Alexandre Dumas se promène à Avignon.
Extrait de : Impressions de voyage : Le Midi de la France.
J’allais donc ainsi vaguement et devant moi, quand tout à coup, au détour d’une petite rue montante, mon regard alla heurter une arche colossale de pierre, jetée en arc-boutant au-dessus de cette ruelle. Je levai les yeux : j’étais au pied du château des papes.
Le château des papes, c’est le moyen-âge tout entier aussi visiblement écrit sur la pierre des murailles et des tours que l’histoire de Ramsès sur le granit des Pyramides ; c’est le XIVe siècle avec ses luttes religieuses, ses argumentations armées, son église militante. On dirait la citadelle d’Ali-Pacha, plutôt que la demeure de Jean XXII. Art, luxe, agrément, tout est sacrifié à sa défense ; c’est enfin le seul modèle complet qui reste de l’architecture militaire de cette époque. Devant lui, on ne voit que lui, derrière lui, la ville entière disparaît.
Puis, si vous entrez dans la cour, vous trouvez l’intérieur du palais aussi terriblement cuirassé que l’extérieur. Là, tout est prévu pour une surprise qui livrerait les portes. De tous côtés, des tours dominent le préau, et des meurtrières le menacent ; c’est pour l’assaillant qui est parvenu là et qui se croit vainqueur tout un siège à recommencer ; puis, ce second siège achevé avec autant de bonheur ue le premier, reste une dernière tour sombre, isolée, gigantesque, où le pape que l’on assiège et poursuit a choisi sa dernière retraite. Cette tour forcée comme les autres, l’escalier qui conduit aux appartements pontificaux s’enfonce et se perd tout à coup dans une muraille ; et, tandis que les derniers défenseurs de la forteresse écrasent les assiégeants d’un palier supérieur, le souverain pontife gagne un souterrain dont les portes de fer s’ouvrent devant lui et se ferment derrière lui ; ce souterrain conduit à une poterne masquée qui donne sur le Rhône, où une barque qui attend le fugitif l’emporte avec la rapidité d’une flèche.
Malgré l’anomalie que présente la garnison moderne avec la citadelle qu’elle habite, il est impossible de ne pas se laisser prendre à la poésie historique d’une pareille demeure. À peine a-t-on erré une heure dans ses corridors, sur ces courtines, au milieu de ces prisons, parmi ces salles de torture, que l’on se sent emporté, en voyant tout si passionnément construit pour la vengeance et l’impunité, aux passions instinctives que la civilisation moderne a sinon éteintes, du moins comprimées dans notre poitrine. On conçoit parfaitement que, dans une époque où il n’y avait ni espérance pour les haines faibles, ni répression pour les haines puissantes, tout fût de fer, depuis le sceptre jusqu’à la crosse, depuis la crosse jusqu’au poignard.
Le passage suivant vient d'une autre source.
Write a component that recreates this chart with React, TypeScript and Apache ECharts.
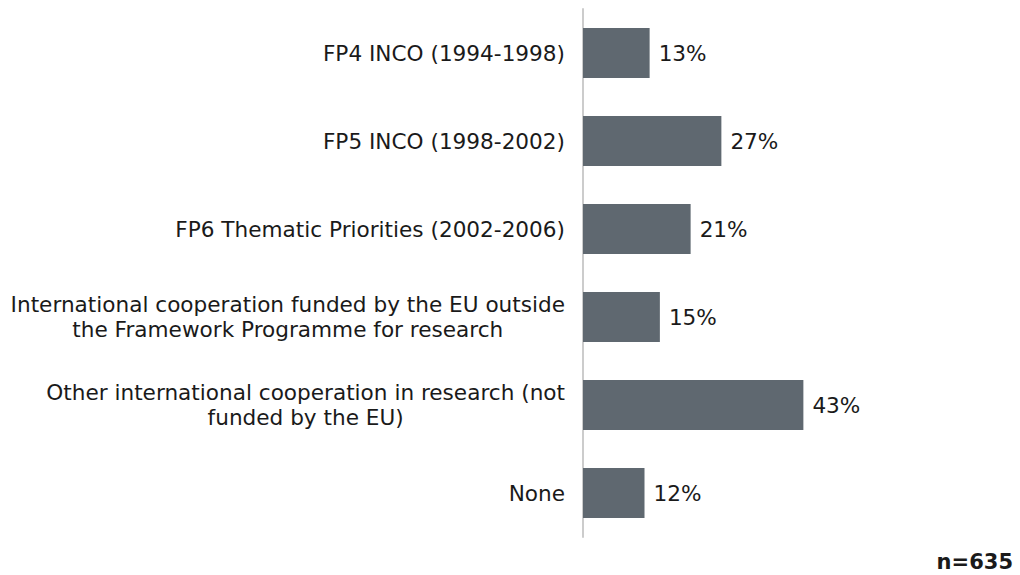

Cependant, au milieu de toutes ces impressions sombres, on retrouve quelques reflets d’art, comme sur une armure brunie des ornements d’or ; ce sont des peintures qui appartiennent à la manière roide et naïve qui forme le passage entre Cimabué et Raphaël. On les croit de Giotto ou de Giottino, et, ce qu’il y a de certain, c’est que, si elles ne sont pas de ces maîtres, elles sont au moins de leur époque et de leur école. Ces peintres ornent une tour réservée probablement pour la demeure habituelle des papes et une chapelle qui servait de tribunal à l’Inquisition.